(GIVEN PROBLEM) Retype the lines beneath this one, from the first through the line containing "(g2e) at (497,297);". Pictures are left out.

(SUPPLIED INFORMATION)
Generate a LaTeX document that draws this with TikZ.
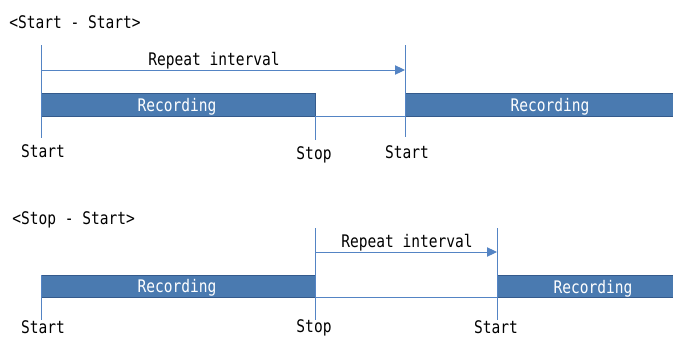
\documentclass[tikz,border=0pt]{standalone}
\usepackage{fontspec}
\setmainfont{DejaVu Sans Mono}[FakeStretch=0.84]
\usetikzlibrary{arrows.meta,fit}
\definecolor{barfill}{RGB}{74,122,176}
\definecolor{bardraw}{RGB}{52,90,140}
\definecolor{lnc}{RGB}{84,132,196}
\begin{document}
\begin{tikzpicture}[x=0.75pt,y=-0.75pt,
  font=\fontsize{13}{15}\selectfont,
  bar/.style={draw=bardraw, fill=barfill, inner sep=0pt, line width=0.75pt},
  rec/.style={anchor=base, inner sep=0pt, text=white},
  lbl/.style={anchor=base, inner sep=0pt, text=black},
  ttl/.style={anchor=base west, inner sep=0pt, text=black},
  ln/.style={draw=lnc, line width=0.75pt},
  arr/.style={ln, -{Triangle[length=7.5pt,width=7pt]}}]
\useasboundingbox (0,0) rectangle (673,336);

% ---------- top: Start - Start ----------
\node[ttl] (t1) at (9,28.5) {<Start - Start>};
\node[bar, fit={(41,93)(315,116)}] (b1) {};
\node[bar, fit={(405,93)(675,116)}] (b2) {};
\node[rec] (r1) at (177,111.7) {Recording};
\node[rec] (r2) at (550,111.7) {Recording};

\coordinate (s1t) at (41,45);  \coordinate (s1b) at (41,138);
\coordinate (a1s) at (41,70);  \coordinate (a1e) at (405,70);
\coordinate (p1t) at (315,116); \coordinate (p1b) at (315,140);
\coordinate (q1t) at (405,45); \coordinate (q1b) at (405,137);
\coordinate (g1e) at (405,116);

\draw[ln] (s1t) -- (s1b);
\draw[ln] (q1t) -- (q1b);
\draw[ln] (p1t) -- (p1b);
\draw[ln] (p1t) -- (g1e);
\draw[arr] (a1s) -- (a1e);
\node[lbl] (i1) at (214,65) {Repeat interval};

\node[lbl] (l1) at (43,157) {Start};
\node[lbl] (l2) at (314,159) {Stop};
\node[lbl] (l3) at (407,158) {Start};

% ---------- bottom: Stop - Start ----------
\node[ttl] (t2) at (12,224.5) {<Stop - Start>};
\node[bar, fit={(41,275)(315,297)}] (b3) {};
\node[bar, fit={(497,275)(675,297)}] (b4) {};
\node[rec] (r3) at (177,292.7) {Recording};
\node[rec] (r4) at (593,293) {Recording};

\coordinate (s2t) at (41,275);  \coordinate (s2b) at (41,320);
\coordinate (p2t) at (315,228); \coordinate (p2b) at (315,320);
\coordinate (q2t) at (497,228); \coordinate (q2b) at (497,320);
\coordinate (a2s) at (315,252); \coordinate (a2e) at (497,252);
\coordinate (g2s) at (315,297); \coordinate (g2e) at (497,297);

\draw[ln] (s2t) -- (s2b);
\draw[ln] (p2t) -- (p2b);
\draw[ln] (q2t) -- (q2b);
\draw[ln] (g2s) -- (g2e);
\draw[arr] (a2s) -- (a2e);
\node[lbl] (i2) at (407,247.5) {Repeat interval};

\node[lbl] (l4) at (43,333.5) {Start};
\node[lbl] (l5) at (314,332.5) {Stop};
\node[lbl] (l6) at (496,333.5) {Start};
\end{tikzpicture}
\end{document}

(EXERCISE OUTPUT)
Generate a LaTeX document that draws this with TikZ.
\documentclass[tikz,border=0pt]{standalone}
\usepackage{fontspec}
\setmainfont{DejaVu Sans Mono}[FakeStretch=0.84]
\usetikzlibrary{arrows.meta,fit}
\definecolor{barfill}{RGB}{74,122,176}
\definecolor{bardraw}{RGB}{52,90,140}
\definecolor{lnc}{RGB}{84,132,196}
\begin{document}
\begin{tikzpicture}[x=0.75pt,y=-0.75pt,
  font=\fontsize{13}{15}\selectfont,
  bar/.style={draw=bardraw, fill=barfill, inner sep=0pt, line width=0.75pt},
  rec/.style={anchor=base, inner sep=0pt, text=white},
  lbl/.style={anchor=base, inner sep=0pt, text=black},
  ttl/.style={anchor=base west, inner sep=0pt, text=black},
  ln/.style={draw=lnc, line width=0.75pt},
  arr/.style={ln, -{Triangle[length=7.5pt,width=7pt]}}]
\useasboundingbox (0,0) rectangle (673,336);

% ---------- top: Start - Start ----------
\node[ttl] (t1) at (9,28.5) {<Start - Start>};
\node[bar, fit={(41,93)(315,116)}] (b1) {};
\node[bar, fit={(405,93)(675,116)}] (b2) {};
\node[rec] (r1) at (177,111.7) {Recording};
\node[rec] (r2) at (550,111.7) {Recording};

\coordinate (s1t) at (41,45);  \coordinate (s1b) at (41,138);
\coordinate (a1s) at (41,70);  \coordinate (a1e) at (405,70);
\coordinate (p1t) at (315,116); \coordinate (p1b) at (315,140);
\coordinate (q1t) at (405,45); \coordinate (q1b) at (405,137);
\coordinate (g1e) at (405,116);

\draw[ln] (s1t) -- (s1b);
\draw[ln] (q1t) -- (q1b);
\draw[ln] (p1t) -- (p1b);
\draw[ln] (p1t) -- (g1e);
\draw[arr] (a1s) -- (a1e);
\node[lbl] (i1) at (214,65) {Repeat interval};

\node[lbl] (l1) at (43,157) {Start};
\node[lbl] (l2) at (314,159) {Stop};
\node[lbl] (l3) at (407,158) {Start};

% ---------- bottom: Stop - Start ----------
\node[ttl] (t2) at (12,224.5) {<Stop - Start>};
\node[bar, fit={(41,275)(315,297)}] (b3) {};
\node[bar, fit={(497,275)(675,297)}] (b4) {};
\node[rec] (r3) at (177,292.7) {Recording};
\node[rec] (r4) at (593,293) {Recording};

\coordinate (s2t) at (41,275);  \coordinate (s2b) at (41,320);
\coordinate (p2t) at (315,228); \coordinate (p2b) at (315,320);
\coordinate (q2t) at (497,228); \coordinate (q2b) at (497,320);
\coordinate (a2s) at (315,252); \coordinate (a2e) at (497,252);
\coordinate (g2s) at (315,297); \coordinate (g2e) at (497,297);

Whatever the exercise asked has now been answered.